On the bright side, though, I had a particularly nice take-away coffee from Fulham Broadway on the way to last night’s match. You know how some days, if you get the wrong barista, or if the place is really busy, or for some other reason, you can end up with a coffee that’s slightly stronger than you like it, or maybe a touch bitter, or a bit too milky? Well, last night wasn’t like that. Last night’s coffee was absolutely perfect.

So, that was nice.

‘What a waste of money,’ sang the Fulham fans at Fernando Torres. But they obviously haven’t done the maths. According to figures published by UEFA, our victory in last season’s Champions League earned the club just short of £48.5 million. We wouldn’t have won the Champions League if it hadn’t been for Didier Drogba’s last-gasp equaliser, headed in from a corner earned by… Fernando Torres. So that leaves the club just £1.5 million down on the striker’s £50 million transfer fee, which I’m sure you would find has been more than paid off in global shirt sales and other sundries. Fulham fans need to wise up and think of something else to sing. This is a piece of business which has already (as they say) washed its face.

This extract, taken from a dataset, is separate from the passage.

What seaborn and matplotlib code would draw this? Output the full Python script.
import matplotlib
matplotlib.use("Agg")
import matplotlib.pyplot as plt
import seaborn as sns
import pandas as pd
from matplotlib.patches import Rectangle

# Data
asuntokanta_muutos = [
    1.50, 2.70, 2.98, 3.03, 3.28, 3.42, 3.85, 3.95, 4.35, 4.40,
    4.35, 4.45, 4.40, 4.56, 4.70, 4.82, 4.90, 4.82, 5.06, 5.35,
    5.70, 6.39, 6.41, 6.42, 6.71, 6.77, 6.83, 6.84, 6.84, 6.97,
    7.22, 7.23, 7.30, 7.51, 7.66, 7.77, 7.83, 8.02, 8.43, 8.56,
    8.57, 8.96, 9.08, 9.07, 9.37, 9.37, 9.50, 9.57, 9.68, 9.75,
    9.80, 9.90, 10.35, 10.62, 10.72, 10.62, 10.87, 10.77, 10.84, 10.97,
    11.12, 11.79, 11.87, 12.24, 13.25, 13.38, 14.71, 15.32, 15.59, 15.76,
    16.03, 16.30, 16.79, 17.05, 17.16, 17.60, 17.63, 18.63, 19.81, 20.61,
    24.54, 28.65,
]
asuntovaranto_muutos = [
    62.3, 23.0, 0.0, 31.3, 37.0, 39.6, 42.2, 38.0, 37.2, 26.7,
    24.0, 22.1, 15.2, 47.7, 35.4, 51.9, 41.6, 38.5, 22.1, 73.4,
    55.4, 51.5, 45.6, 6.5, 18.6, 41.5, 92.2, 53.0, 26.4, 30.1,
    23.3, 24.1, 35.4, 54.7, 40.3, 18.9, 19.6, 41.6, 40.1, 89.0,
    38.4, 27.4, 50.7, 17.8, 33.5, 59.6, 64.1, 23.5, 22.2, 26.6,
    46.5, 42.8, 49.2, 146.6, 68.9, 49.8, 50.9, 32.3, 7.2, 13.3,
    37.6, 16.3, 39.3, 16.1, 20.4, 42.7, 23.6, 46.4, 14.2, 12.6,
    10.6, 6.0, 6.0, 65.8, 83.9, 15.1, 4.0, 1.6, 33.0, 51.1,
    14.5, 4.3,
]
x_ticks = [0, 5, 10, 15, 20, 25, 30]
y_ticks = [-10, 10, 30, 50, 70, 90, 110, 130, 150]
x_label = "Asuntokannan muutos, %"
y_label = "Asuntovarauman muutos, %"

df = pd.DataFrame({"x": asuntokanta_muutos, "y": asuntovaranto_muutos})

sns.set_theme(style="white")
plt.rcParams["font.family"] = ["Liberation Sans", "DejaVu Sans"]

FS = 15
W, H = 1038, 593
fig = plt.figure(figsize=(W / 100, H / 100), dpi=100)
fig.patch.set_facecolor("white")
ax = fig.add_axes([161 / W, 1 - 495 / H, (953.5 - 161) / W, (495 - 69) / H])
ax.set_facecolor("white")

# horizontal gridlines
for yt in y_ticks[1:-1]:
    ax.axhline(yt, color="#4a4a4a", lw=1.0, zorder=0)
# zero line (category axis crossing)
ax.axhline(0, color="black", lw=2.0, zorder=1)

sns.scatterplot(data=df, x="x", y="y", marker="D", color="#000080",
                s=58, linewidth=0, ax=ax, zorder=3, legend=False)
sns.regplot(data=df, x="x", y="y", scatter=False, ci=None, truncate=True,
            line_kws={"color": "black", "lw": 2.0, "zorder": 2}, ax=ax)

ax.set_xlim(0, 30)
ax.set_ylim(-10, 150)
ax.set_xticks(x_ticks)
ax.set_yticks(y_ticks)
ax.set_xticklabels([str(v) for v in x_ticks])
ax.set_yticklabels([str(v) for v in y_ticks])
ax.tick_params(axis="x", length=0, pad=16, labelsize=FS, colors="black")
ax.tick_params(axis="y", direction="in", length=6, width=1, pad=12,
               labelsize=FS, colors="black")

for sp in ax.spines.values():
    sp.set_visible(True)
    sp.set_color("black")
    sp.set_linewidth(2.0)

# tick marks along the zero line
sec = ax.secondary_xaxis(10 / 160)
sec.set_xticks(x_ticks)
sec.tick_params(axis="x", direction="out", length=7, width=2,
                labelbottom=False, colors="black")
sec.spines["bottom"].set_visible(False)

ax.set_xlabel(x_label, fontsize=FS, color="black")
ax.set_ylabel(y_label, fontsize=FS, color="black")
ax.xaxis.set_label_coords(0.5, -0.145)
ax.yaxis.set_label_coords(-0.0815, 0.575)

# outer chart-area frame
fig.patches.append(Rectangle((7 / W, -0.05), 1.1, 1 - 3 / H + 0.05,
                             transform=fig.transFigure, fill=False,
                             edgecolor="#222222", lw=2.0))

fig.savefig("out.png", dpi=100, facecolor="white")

One hasn’t yet had time fully to digest the report that UEFA are considering ditching the Europa League and expanding the Champions League to 64 clubs – doubling its size, in other words, at the expense of a competition which a lot of people seem to be fed up with, not least those who have to play in it. (A reaction, incidentally, which I don’t understand. And not just because, with one game to go, our team currently lies in third place – otherwise known as ‘the Thursday night slot’ – in its Champions League qualifying group.)

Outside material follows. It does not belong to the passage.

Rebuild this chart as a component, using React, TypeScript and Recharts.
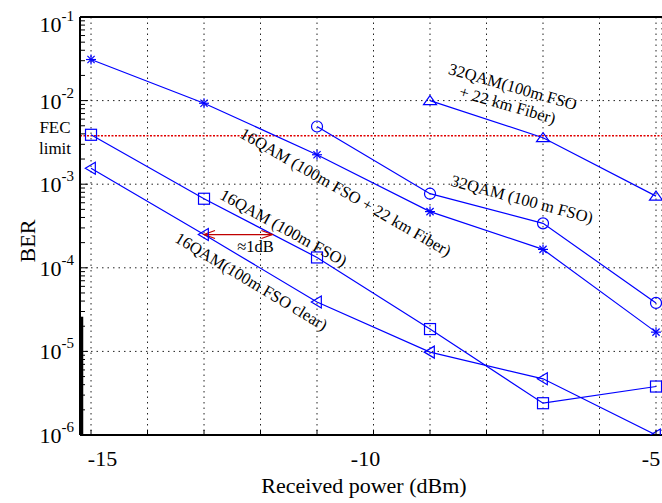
import { LineChart, Line, XAxis, YAxis, CartesianGrid, ReferenceLine, ReferenceDot } from 'recharts';

// received power (dBm) per series
const powerFull = [-15, -13, -11, -9, -7, -5];
const power32Fso = [-11, -9, -7, -5];
const power32Fiber = [-9, -7, -5];

// BER values
const ber16FsoFiber = [3.1e-2, 9.3e-3, 2.25e-3, 4.7e-4, 1.66e-4, 1.7e-5];
const ber16Fso = [3.9e-3, 6.7e-4, 1.33e-4, 1.85e-5, 2.4e-6, 3.8e-6];
const ber16Clear = [1.55e-3, 2.5e-4, 3.9e-5, 9.8e-6, 4.7e-6, 1.0e-6];
const ber32Fso = [4.9e-3, 7.7e-4, 3.4e-4, 3.8e-5];
const ber32FsoFiber = [1.0e-2, 3.6e-3, 7.2e-4];

const fecLimit = 3.8e-3;

const xTicks = [-15, -14, -13, -12, -11, -10, -9, -8, -7, -6, -5];
const xLabels = [-15, -10, -5];
const decades = [1e-6, 1e-5, 1e-4, 1e-3, 1e-2, 1e-1];
const yTicks = decades.flatMap((d, i) =>
  i === decades.length - 1 ? [d] : [1, 2, 3, 4, 5, 6, 7, 8, 9].map((m) => m * d)
);

const FONT = '"Liberation Serif", "DejaVu Serif", serif';
const BLUE = '#0000ff';
const X_DOMAIN: [number, number] = [-15.195, -4.894];

const toPoints = (xs: number[], ys: number[]) => xs.map((x, i) => ({ x, ber: ys[i] }));

type Kind = 'star' | 'circle' | 'square' | 'up' | 'left';

function Marker({ cx, cy, kind }: { cx: number; cy: number; kind: Kind }) {
  const p = { stroke: BLUE, strokeWidth: 1.2, fill: 'none' };
  if (kind === 'star') {
    return (
      <g {...p}>
        <line x1={cx - 5} y1={cy} x2={cx + 5} y2={cy} />
        <line x1={cx} y1={cy - 5} x2={cx} y2={cy + 5} />
        <line x1={cx - 3.6} y1={cy - 3.6} x2={cx + 3.6} y2={cy + 3.6} />
        <line x1={cx - 3.6} y1={cy + 3.6} x2={cx + 3.6} y2={cy - 3.6} />
      </g>
    );
  }
  if (kind === 'circle') return <circle cx={cx} cy={cy} r={5.5} {...p} />;
  if (kind === 'square') return <rect x={cx - 5.5} y={cy - 5.5} width={11} height={11} {...p} />;
  if (kind === 'up')
    return <polygon points={`${cx},${cy - 5} ${cx + 6.5},${cy + 4} ${cx - 6.5},${cy + 4}`} {...p} />;
  return <polygon points={`${cx - 5.7},${cy} ${cx + 4.3},${cy - 6} ${cx + 4.3},${cy + 6}`} {...p} />;
}

const dotOf = (kind: Kind) => (props: any) =>
  <Marker key={`${kind}-${props.index}`} cx={props.cx} cy={props.cy} kind={kind} />;

// label offsets as they sit in the original figure
const xLabelShift: Record<number, number> = { [-15]: 11.5, [-10]: -8, [-5]: -5 };

function XTick(props: any) {
  const { x, y, payload } = props;
  const v = payload.value;
  return (
    <g>
      <line x1={x} y1={y} x2={x} y2={y - 5} stroke="#000" strokeWidth={1} />
      {xLabels.includes(v) && (
        <text x={x + (xLabelShift[v] || 0)} y={y + 31} textAnchor="middle" fontFamily={FONT} fontSize={22} fill="#000">
          {v}
        </text>
      )}
    </g>
  );
}

function YTick(props: any) {
  const { x, y, payload } = props;
  const v = payload.value;
  const e = Math.floor(Math.log10(v) + 1e-9);
  const major = Math.abs(v / Math.pow(10, e) - 1) < 1e-6;
  if (!major) return <line x1={x} y1={y} x2={x + 5} y2={y} stroke="#000" strokeWidth={1} />;
  const base = y + (e === -1 ? 15 : 8);
  return (
    <g>
      <line x1={x} y1={y} x2={x + 8} y2={y} stroke="#000" strokeWidth={1} />
      <text x={74} y={base} textAnchor="end" fontFamily={FONT} fontSize={22} fill="#000">
        10
        <tspan dy={-11} fontSize={15}>{e}</tspan>
      </text>
    </g>
  );
}

function Note({ viewBox, lines, angle, size = 16.5, gap = 19 }: any) {
  const cx = viewBox.x + (viewBox.width || 0) / 2;
  const cy = viewBox.y + (viewBox.height || 0) / 2;
  const first = -((lines.length - 1) * gap) / 2;
  return (
    <text transform={`rotate(${angle}, ${cx}, ${cy})`} textAnchor="middle" fontFamily={FONT} fontSize={size} fill="#000">
      {lines.map((t: string, i: number) => (
        <tspan key={i} x={cx} y={cy + first + i * gap} dy="0.35em">
          {t}
        </tspan>
      ))}
    </text>
  );
}

const note = (lines: string[], angle: number) => (props: any) => <Note viewBox={props.viewBox} lines={lines} angle={angle} />;

function Arrow(props: any) {
  const { x1, y1, x2 } = props;
  const c = '#c00000';
  return (
    <g stroke={c} strokeWidth={1.2} fill="none">
      <line x1={x1} y1={y1} x2={x2} y2={y1} />
      <polyline points={`${x1 + 11},${y1 - 4} ${x1},${y1} ${x1 + 11},${y1 + 4}`} />
      <polyline points={`${x2 - 11},${y1 - 4} ${x2},${y1} ${x2 - 11},${y1 + 4}`} />
    </g>
  );
}

function ThickEdge(props: any) {
  const { x1, y1, y2 } = props;
  return <line x1={x1 + 1.5} y1={y1} x2={x1 + 1.5} y2={y2} stroke="#000" strokeWidth={3.5} />;
}

export default function App() {
  const grid = { stroke: '#222', strokeWidth: 1, strokeDasharray: '1.5 4' };
  return (
    <div style={{ position: 'absolute', left: 0, top: 0, width: 662, height: 503, background: '#fff' }}>
      <LineChart width={662} height={503} margin={{ top: 17, right: 0, bottom: 0, left: 0 }} style={{ fontFamily: FONT }}>
        <CartesianGrid horizontal={false} {...grid} />
        {decades.slice(1, -1).map((d) => (
          <ReferenceLine key={d} y={d} {...grid} />
        ))}
        <XAxis
          type="number"
          dataKey="x"
          domain={X_DOMAIN}
          allowDataOverflow
          ticks={xTicks}
          interval={0}
          height={68}
          tickSize={0}
          tickMargin={0}
          tickLine={false}
          tick={<XTick />}
          axisLine={{ stroke: '#000', strokeWidth: 2 }}
          label={(p: any) => (
            <text x={p.viewBox.x + p.viewBox.width / 2 - 7} y={493} textAnchor="middle" fontFamily={FONT} fontSize={22} fill="#000">
              Received power (dBm)
            </text>
          )}
        />
        <YAxis
          scale="log"
          domain={[1e-6, 1e-1]}
          allowDataOverflow
          ticks={yTicks}
          interval={0}
          width={80}
          tickSize={0}
          tickMargin={0}
          tickLine={false}
          tick={<YTick />}
          axisLine={{ stroke: '#000', strokeWidth: 2 }}
          label={() => (
            <text x={35} y={241} transform="rotate(-90, 35, 241)" textAnchor="middle" fontFamily={FONT} fontSize={22} fill="#000">
              BER
            </text>
          )}
        />
        <ReferenceLine y={1e-1} stroke="#000" strokeWidth={2} />
        <ReferenceLine
          segment={[{ x: X_DOMAIN[0], y: 1e-6 }, { x: X_DOMAIN[0], y: 2.6e-5 }]}
          shape={<ThickEdge />}
        />
        <ReferenceLine
          y={fecLimit}
          stroke="#e00000"
          strokeWidth={1.5}
          strokeDasharray="2 1.5"
          label={(p: any) => (
            <text textAnchor="middle" fontFamily={FONT} fontSize={17} fill="#000">
              <tspan x={55} y={p.viewBox.y - 2.5}>FEC</tspan>
              <tspan x={55} y={p.viewBox.y + 18}>limit</tspan>
            </text>
          )}
        />
        <Line data={toPoints(powerFull, ber16FsoFiber)} dataKey="ber" type="linear" stroke={BLUE} strokeWidth={1.2} dot={dotOf('star')} activeDot={false} isAnimationActive={false} />
        <Line data={toPoints(power32Fso, ber32Fso)} dataKey="ber" type="linear" stroke={BLUE} strokeWidth={1.2} dot={dotOf('circle')} activeDot={false} isAnimationActive={false} />
        <Line data={toPoints(power32Fiber, ber32FsoFiber)} dataKey="ber" type="linear" stroke={BLUE} strokeWidth={1.2} dot={dotOf('up')} activeDot={false} isAnimationActive={false} />
        <Line data={toPoints(powerFull, ber16Fso)} dataKey="ber" type="linear" stroke={BLUE} strokeWidth={1.2} dot={dotOf('square')} activeDot={false} isAnimationActive={false} />
        <Line data={toPoints(powerFull, ber16Clear)} dataKey="ber" type="linear" stroke={BLUE} strokeWidth={1.2} dot={dotOf('left')} activeDot={false} isAnimationActive={false} />
        <ReferenceLine segment={[{ x: -13, y: 2.5e-4 }, { x: -11.79, y: 2.5e-4 }]} shape={<Arrow />} />
        <ReferenceDot x={-10.49} y={8.1e-4} r={0} stroke="none" label={note(['16QAM (100m FSO + 22 km Fiber)'], 30)} />
        <ReferenceDot x={-11.59} y={3.03e-4} r={0} stroke="none" label={note(['16QAM (100m FSO)'], 29)} />
        <ReferenceDot x={-12.16} y={6.9e-5} r={0} stroke="none" label={note(['16QAM(100m FSO clear)'], 31)} />
        <ReferenceDot x={-7.37} y={6.67e-4} r={0} stroke="none" label={note(['32QAM (100 m FSO)'], 15)} />
        <ReferenceDot x={-7.58} y={1.15e-2} r={0} stroke="none" label={note(['32QAM(100m FSO', '+ 22 km Fiber)'], 16)} />
        <ReferenceDot x={-12.09} y={1.79e-4} r={0} stroke="none" label={note(['\u22481dB'], 0)} />
      </LineChart>
    </div>
  );
}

However, one of the implications of this possible reorganisation seems to be that the top seven sides in the Premier League would qualify for Europe’s elite tournament, rather than, as at present, the top four. And the consequence of that, I suppose, would be the enhanced, perhaps almost complacent degrees of security it would offer to the country’s top five or six clubs (among which we would surely number ourselves, even in a bad season), as well as the ray of hope it would cast down into the middle regions of the table. Why, under this new arrangement, even Liverpool may one day again come to be regarded as a plausible Champions League club. And possibly even in our lifetimes.

Instinctively, though, one prefers things in this area the way they are, doesn’t one?

One of the many pleasures of watching ‘Gillette Soccer Saturday’, Sky’s incoming goals and results service, this season is witnessing Paul Merson’s increasingly frenetic attempts to pronounce the name ‘Azpilicueta’.

OK, it’s not the most straightforward name in the game, unless you’re willing to set a little time aside and give it some practice. Even so, one of Merson’s most recent stabs – ‘Abillado’ – was surely as wide of the mark as it is possible to get without simply opening your mouth and making a noise while you waggle your tongue around.


For anyone still struggling, we recommend the ‘three separate words’ approach (recommended to us in turn by Barrie Collins, a Chelsea fan in Ontario): ‘Ass Pill Equator’. It’s a failsafe method which we published in this space a few weeks ago, but Merson obviously didn’t read it. Odd, that. Or maybe he did read it, and then forgot it. Anyway, there it is again – for him and for anyone else.

Dave Sexton was where I came in – the manager of that enduringly charismatic 1970 FA Cup-winning team, yet himself a quiet and enigmatic presence, as I recall it. Managers didn’t seem to do a lot of headline-grabbing sliding around on their knees in those days, although looking back at the condition of the pitches (and a handy reminder of the Somme-like fields on which football was obliged to do battle in the 1970s was provided by the touching film tribute to Mr Sexton on Chelsea TV this week) perhaps this shouldn’t surprise us. Time a touchline-based knee-slide wrong on surfaces as muddy and uneven as those and the chances of ending up mostly underground and having to be extracted by heavy duty agricultural machinery would have been high.

Managers back then did a lot less talking in public than they do now, as well. Television hadn’t learned openly to canvass them on-camera for their opinions and explanations at every convenient moment, making them minutely accountable – before the game, after the game, on their way back to the pitch after half time. And this may be an idealised boyhood impression, but the world didn’t seem to have got round to making a cult out of what a manager does, either. So I guess then it was possible to be a quiet, enigmatic manager. I’m not sure it would be now.